Un autre programme d'importance de ce rapport concerne la propagande électorale. Celle-ci coûte cher, vous le savez, madame la ministre. Le coût des documents eux-mêmes et de leur distribution est à peu près de l'ordre 50 millions d'euros pour une élection. Et quel gâchis de papier cela représente ! Nous nous réunissons parfois ici pour parler de développement durable et, à côté, on continue à organiser une propagande selon des moyens devenus aujourd'hui anachroniques. J'ai proposé dans une proposition de loi, que j'ai souvent évoquée avec vous, madame la ministre, de permettre à nos concitoyens de choisir. Certains sont « branchés » et informeront les administrations qu'ils n'ont plus besoin de cette documentation « papier », d'autres, en revanche, la conserveront.

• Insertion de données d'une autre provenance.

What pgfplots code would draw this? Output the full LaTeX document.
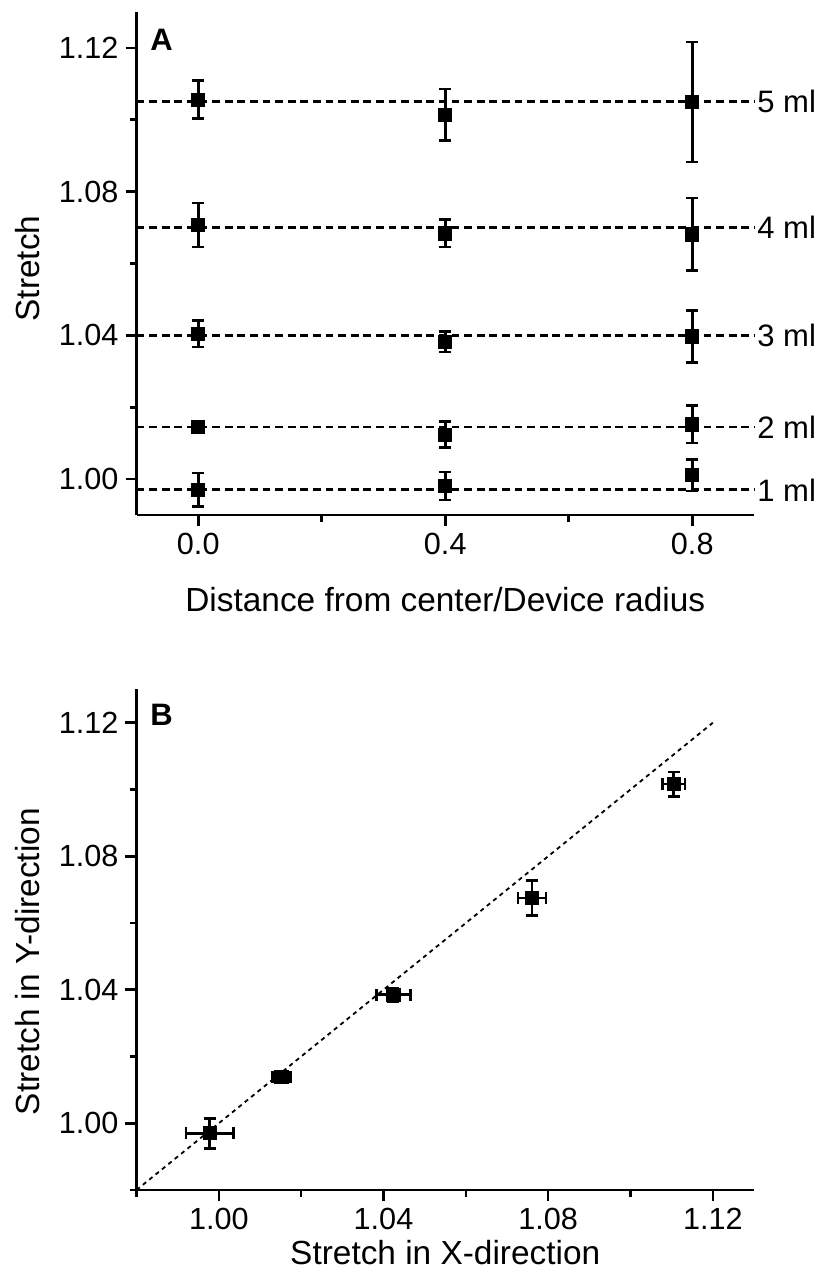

Il est vrai que c'est plus facile à dire qu'à faire parce que le système est compliqué. Il n'existe même pas, en effet, aujourd'hui, dans notre droit, de fichier national ou départemental des électeurs. Mais les électeurs nous ont désignés et mandatés pour résoudre des problèmes compliqués.

Voilà les quelques éléments que je voulais vous présenter. Ce budget est important, car il entraînera des évolutions très sensibles dans le quotidien de nos concitoyens en raison de l'évolution des titres d'identité. Il traduit aussi la volonté d'organisation de l'État. Il demeure quelques lacunes, quelques difficultés que je me suis permis de mettre en avant, mais cela n'empêche pas la commission des finances et votre rapporteur de manifester son adhésion à l'adoption des crédits qui nous sont proposés. (Applaudissements sur les bancs du groupe UMP.)